Tools & Equipment — Ireland Tax Rules
Claim the cost of trade tools, machinery, and specialist equipment via capital allowances.
Claimable: Fully claimable · Tax authority: Revenue
Revenue Rules
- Tools and equipment qualify for capital allowances at 12.5% per year over 8 years.
- Small tools and consumable supplies can often be expensed directly.
- Hire or lease costs for equipment are deductible as revenue expenses.
- If equipment has personal use, claim only the business proportion.

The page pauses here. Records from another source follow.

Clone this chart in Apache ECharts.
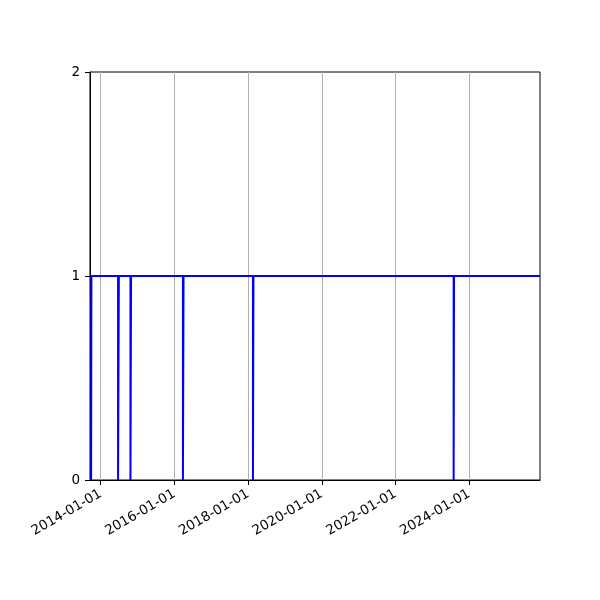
<!DOCTYPE html>
<html>
<head>
<meta charset="utf-8">
<script src="https://cdn.jsdelivr.net/npm/echarts@6/dist/echarts.min.js"></script>
<style>
  html, body { margin: 0; padding: 0; background: #fff; }
  #main { width: 600px; height: 600px; }
</style>
</head>
<body>
<div id="main"></div>
<script>
	// step data: value holds until next date
	var stepDates = ['2013-09-28', '2013-10-01', '2014-06-22', '2014-06-30', '2014-10-23', '2014-10-29',
		'2016-03-26', '2016-04-01', '2018-02-18', '2018-02-23', '2023-07-31', '2023-08-04', '2025-12-03'];
	var stepValues = [0, 1, 0, 1, 0, 1, 0, 1, 0, 1, 0, 1, 1];

	var xTickDates = ['2014-01-01', '2016-01-01', '2018-01-01', '2020-01-01', '2022-01-01', '2024-01-01'];
	var yTicks = [0, 1, 2];

	var xMin = '2013-09-17';
	var xMax = '2025-12-03';

	//日期转毫秒
	function ms(d) {
		return Date.parse(d + 'T00:00:00Z');
	}
	function fmt(v) {
		var d = new Date(v);
		var m = d.getUTCMonth() + 1, day = d.getUTCDate();
		return d.getUTCFullYear() + '-' + (m < 10 ? '0' + m : m) + '-' + (day < 10 ? '0' + day : day);
	}

	var pts = [];
	for (var i = 0; i < stepDates.length; i++) {
		pts.push([ms(stepDates[i]), stepValues[i]]);
	}
	var xTicks = xTickDates.map(ms);

	var font = 'DejaVu Sans';
	var myChart = echarts.init(document.getElementById('main'), null, {renderer: 'canvas'});
	var option = {
		animation: false,
		backgroundColor: '#fff',
		grid: {
			left: 90, right: 60, top: 72, bottom: 120,
			show: true, borderColor: '#000', borderWidth: 1, backgroundColor: 'transparent'
		},
		xAxis: {
			type: 'value',
			min: ms(xMin),
			max: ms(xMax),
			axisLine: {show: true, lineStyle: {color: '#000', width: 1}},
			axisTick: {show: true, length: 5, lineStyle: {color: '#000'}, customValues: xTicks},
			axisLabel: {
				customValues: xTicks,
				rotate: 30,
				margin: 13,
				color: '#000',
				fontFamily: font,
				fontSize: 13.5,
				formatter: fmt
			},
			splitLine: {show: true, lineStyle: {color: '#b0b0b0', width: 1}}
		},
		yAxis: {
			type: 'value',
			min: yTicks[0],
			max: yTicks[yTicks.length - 1],
			interval: 1,
			axisLine: {show: true, lineStyle: {color: '#000', width: 1}},
			axisTick: {show: true, length: 5, lineStyle: {color: '#000'}},
			axisLabel: {color: '#000', fontFamily: font, fontSize: 13.5, margin: 10},
			splitLine: {show: false}
		},
		series: [
			{
				type: 'line',
				step: 'end',
				data: pts,
				showSymbol: false,
				symbol: 'none',
				lineStyle: {color: '#0000ff', width: 2},
				z: 3
			}
		]
	};
	myChart.setOption(option);
</script>
</body>
</html>
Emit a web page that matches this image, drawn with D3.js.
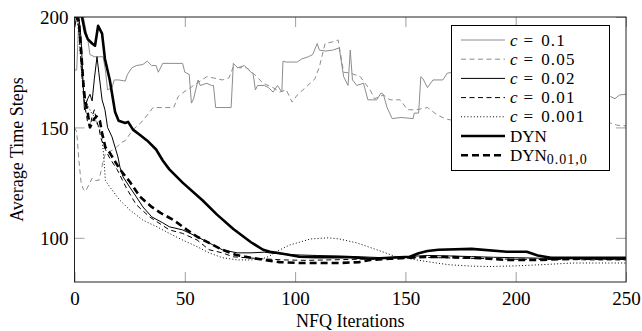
<!DOCTYPE html>
<html><head><meta charset="utf-8">
<script src="https://cdn.jsdelivr.net/npm/d3@7"></script>
<style>body{margin:0;background:#fff}svg text{font-family:"Liberation Serif","DejaVu Serif",serif;fill:#000}</style>
</head><body><svg id="c" width="642" height="331"></svg>
<script>
// ---- data: [iteration, average time steps] ----
const c0100 = [[0,176],[1,176],[2,200],[3,205],[4,200],[5,195],[6,190],[7,183],[9,182],[13,182],[14,176],[15,167],[17,168],[18,171.5],[20,171.5],[23,171],[24,174],[26,177],[28,178],[31,178.5],[33,180],[35,178],[37,178],[38,175],[40,179],[45,179],[49,179],[50,175],[52,174],[53,161],[54,163],[56,171.5],[57,169],[60,170],[62,169],[63,169],[64,159],[66,159],[71,159],[72,179],[74,177],[77,178],[79,176],[81,174],[82,167],[83,169],[86,169],[88,168],[90,166],[92,169],[94,166],[94.5,180],[96,179.6],[101,179.6],[103,181],[106,182],[108,183],[110,188],[111,185],[114,184.6],[117,185],[120,186],[122,173],[124,169],[125,185],[126,171.5],[128,169],[131,170],[133,162.5],[137,162.5],[139,165.6],[140,165],[141.7,159],[144,154],[148,154.5],[153.5,154],[154,156.5],[156,156.5],[157,173],[158,172],[160,168],[162.5,171.5],[167,171.5],[169,174.6],[172,175],[175,174],[180,176],[190,172],[200,168],[210,170],[220,166],[230,168],[240,165],[243,164],[245,163],[247,164.7],[250,165]];
const c0050 = [[0,150],[1,148],[2,135],[3,125],[4,122],[5,121],[6,123],[7,125],[8,127],[9,126],[11,126],[12,130],[13,135],[14,138],[16,139],[19,141],[21,143],[23,144],[26.5,149],[30,152],[33,155.6],[35.6,159],[40,159],[45,159],[47,164],[49,165.6],[51,167],[54,169],[57,171],[60,173],[63,172.4],[67,171.5],[70,172.4],[72,177.4],[75,177],[78,177],[81,174.6],[85.5,170],[90,168],[93,166],[96,167],[98.6,161.5],[101,164.7],[105,168.3],[109,172],[111,177.4],[113.6,188],[116.8,188.7],[119.5,189.6],[122,175],[125,174.6],[129.5,173],[134,167],[136,163],[140,164.7],[143,162.5],[147.6,162.5],[151,158],[155,158],[160,159],[164.5,155.6],[168,154],[172,153],[180,153],[195,155],[210,152],[225,154],[240,152],[243,152],[246,151],[250,150.7]];
const c0020 = [[0,195],[1,200],[2,200],[3,190],[4,168],[4.5,158],[5,160],[6,163],[7,165],[8,162],[9,172],[10.2,182],[11,175],[12.5,162.5],[13.8,158],[15,150],[17,145.7],[18.4,141],[19.7,136.6],[20.6,132],[22,127.6],[25,123],[28,118.6],[31,114],[35,109.5],[40,106.8],[43,105],[49,103.6],[55.6,100.5],[61,97.7],[67,94.6],[73.7,93.2],[80,93.2],[86,93.5],[90,93],[100,92.3],[110,92],[120,91.8],[130,91.4],[140,91],[150,91.5],[160,92],[170,91.8],[180,91.5],[190,91.2],[200,91],[210,90.8],[220,90.5],[230,90.5],[240,90.3],[250,90.3]];
const c0010 = [[0,200],[1,200],[2,195],[3,178],[4,165],[5,158],[6,152],[7,150],[8,155],[9,158],[10,153],[11,150],[12,145],[14,140],[16,136],[19.3,131],[23.8,122],[28,115],[34,109.5],[43,103.6],[49,102],[55.6,99],[61,94.6],[67,93.2],[72,91.4],[78,91],[85,90.5],[95,90],[105,89.8],[115,90],[125,90.2],[135,90.5],[145,91],[155,91.2],[165,91],[175,90.8],[190,90.5],[205,90.2],[220,90.2],[235,90],[250,90]];
const c0001 = [[0,200],[1,200],[2,192],[3,178],[4,168],[5,163],[6,160],[7,158],[8,156],[9,155],[10,152],[11,150],[12,148],[13,140],[14,126],[16,123],[20.6,117],[25,112.7],[31,108],[37.4,105],[43,102],[49,99],[55.6,96],[61,93.2],[67,91],[73.7,90],[80,90],[85,90.5],[88,91.5],[92,94],[97.6,96.8],[102,98],[107,99.5],[115,100],[120,99.5],[128,97.7],[137,94.6],[146,91.4],[155,90],[164,88.6],[170,87.8],[180,87.2],[188,87],[200,87.3],[211,87.8],[226,88.6],[250,88.6]];
const dyn = [[0,200],[1,205],[2,205],[3.4,200],[4.8,193],[6,190],[8,188],[9.3,187],[10.7,196],[12.5,192.5],[13.8,181],[16,171.5],[18.4,157],[20,153],[23,152],[24.3,152.5],[26.5,149],[29.7,146.6],[33,144],[37,140],[40,135],[43,131],[49,125],[58,117],[64.6,110.5],[72,104],[80,98],[85.5,94.6],[88.6,93.7],[93,93],[97,92.3],[102,91.4],[110,91.2],[125,91.2],[134,90.5],[143,91],[152,91.4],[156,93],[160,94],[165,94.6],[180,95],[196,93.7],[205,93.7],[210,92],[216,91],[226,91],[250,91]];
const dynSub = [[0,200],[1,200],[2,198],[3,185],[4,170],[4.7,163],[6,156.6],[7,150],[8,152],[9,154],[10,155],[11.5,153],[12.5,147.5],[14,141],[16,138.5],[17.5,136],[20.6,131],[25,125.5],[29.7,118.6],[35,114],[39,111.3],[45,108],[51,103.6],[55.6,100.5],[61,97.7],[67,94.6],[73,92.3],[80,91],[86,90],[93,89],[102,88.6],[111,88.6],[120,88.6],[129,89],[134,90],[143,90.5],[152,91],[161,91.4],[166,91.4],[180,91],[196,90],[211,90],[226,90.5],[250,90.5]];
const xTicks = [0,50,100,150,200,250];
const yTicks = [100,150,200];

const series = [
  {data:c0100, color:"#8c8c8c", w:1, dash:null, num:"0.1"},
  {data:c0050, color:"#8c8c8c", w:1, dash:"5,3.5", num:"0.05"},
  {data:c0020, color:"#000", w:1, dash:null, num:"0.02"},
  {data:c0010, color:"#000", w:1, dash:"5,3.5", num:"0.01"},
  {data:c0001, color:"#000", w:1, dash:"1,2.2", num:"0.001"},
  {data:dyn, color:"#000", w:2.6, dash:null, dyn:""},
  {data:dynSub, color:"#000", w:2.6, dash:"7,4", dyn:"0.01,0"}
];

const svg = d3.select("#c");
const L=74.5, R=626, T=17, B=282;
const x = d3.scaleLinear().domain([0,250]).range([L,R]);
const y = d3.scaleLinear().domain([80,200]).range([B,T]);

svg.append("clipPath").attr("id","clip").append("rect").attr("x",L).attr("y",T).attr("width",R-L).attr("height",B-T);

// ticks
const tickCol="#888";
const gB = svg.append("g").attr("transform",`translate(0,${B})`).call(d3.axisBottom(x).tickValues(xTicks).tickSize(-10).tickPadding(0));
gB.selectAll("text").attr("y",16).attr("dy","0.35em").style("font-size","19px");
const gT = svg.append("g").attr("transform",`translate(0,${T})`).call(d3.axisTop(x).tickValues(xTicks).tickSize(-10).tickFormat(""));
const gL = svg.append("g").attr("transform",`translate(${L},0)`).call(d3.axisLeft(y).tickValues(yTicks).tickSize(-10).tickPadding(0));
gL.selectAll("text").attr("x",-6).attr("dy","0.35em").style("font-size","19px");
const gR = svg.append("g").attr("transform",`translate(${R},0)`).call(d3.axisRight(y).tickValues(yTicks).tickSize(-10).tickFormat(""));
[gB,gT,gL,gR].forEach(g=>{g.select(".domain").remove();g.selectAll(".tick line").attr("stroke",tickCol).attr("stroke-width",0.8);g.selectAll("text").attr("font-family",null);});

const line = d3.line().x(d=>x(d[0])).y(d=>y(d[1]));
const gLines = svg.append("g").attr("clip-path","url(#clip)");
series.forEach(s=>{
  gLines.append("path").attr("d",line(s.data)).attr("fill","none").attr("stroke",s.color)
    .attr("stroke-width",s.w).attr("stroke-dasharray",s.dash).attr("stroke-linejoin","round");
});

svg.append("rect").attr("x",L).attr("y",T).attr("width",R-L).attr("height",B-T).attr("fill","none").attr("stroke","#222").attr("stroke-width",1);

// axis titles
svg.append("text").attr("x",(L+R)/2).attr("y",327).attr("text-anchor","middle").style("font-size","18px").text("NFQ Iterations");
svg.append("text").attr("transform",`translate(23,${(T+B)/2}) rotate(-90)`).attr("text-anchor","middle").style("font-size","18px").text("Average Time Steps");

// legend
const lg = svg.append("g");
lg.append("rect").attr("x",451.5).attr("y",25.5).attr("width",158).attr("height",145).attr("fill","#fff").attr("stroke","#000").attr("stroke-width",1);
series.forEach((s,i)=>{
  const cy = 40 + i*19.2;
  lg.append("line").attr("x1",461).attr("x2",505).attr("y1",cy).attr("y2",cy).attr("stroke",s.color)
    .attr("stroke-width",s.w).attr("stroke-dasharray",s.dash);
  const t = lg.append("text").attr("x",510).attr("y",cy+5.5).style("font-size","17px");
  if (s.num!==undefined){
    t.append("tspan").attr("font-style","italic").text("c");
    t.append("tspan").attr("dx",6).text("=");
    t.append("tspan").attr("dx",8).attr("letter-spacing",1.2).text(s.num);
  } else {
    t.append("tspan").text("DYN");
    if (s.dyn) t.append("tspan").attr("dy",3).style("font-size","14px").attr("letter-spacing",1).text(s.dyn);
  }
});
</script></body></html>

- Replacement tools for like-for-like replacement may be expensed directly.
Limits
Capital allowances: 12.5% per year over 8 years. No cap on the number of items.
Worked Example
Oisín is a self-employed plumber. He buys €500 of hand tools (expensed directly) and a €2,000 pipe camera (capital allowances: €250/year for 8 years). He also hires a digger for €100/day for 5 days (€500, expensed directly).
Record Keeping
- Keep purchase receipts for all tools and equipment
- Maintain a fixed asset register for capital items
- Record hire agreements and rental invoices
- Note the business-use percentage for dual-use items
Frequently Asked Questions
Can I expense small tools directly?
Small consumable tools (under approximately €500) can often be treated as revenue expenses and deducted immediately. Larger items should use capital allowances.
What about renting equipment?
Rental and hire costs are fully deductible as revenue expenses in the period incurred — no capital allowances needed.
Can I claim power tools for my trade?
Yes. All tools required for your trade qualify for capital allowances or can be expensed if small and consumable.
What happens if a piece of equipment is stolen or destroyed?
If an insured item is stolen or destroyed, a balancing allowance arises for the tax written-down value not recovered by the insurance payout. If the insurance payment exceeds the tax written-down value, a balancing charge applies. Report the disposal in the year it occurs on your Form 11 fixed asset schedule.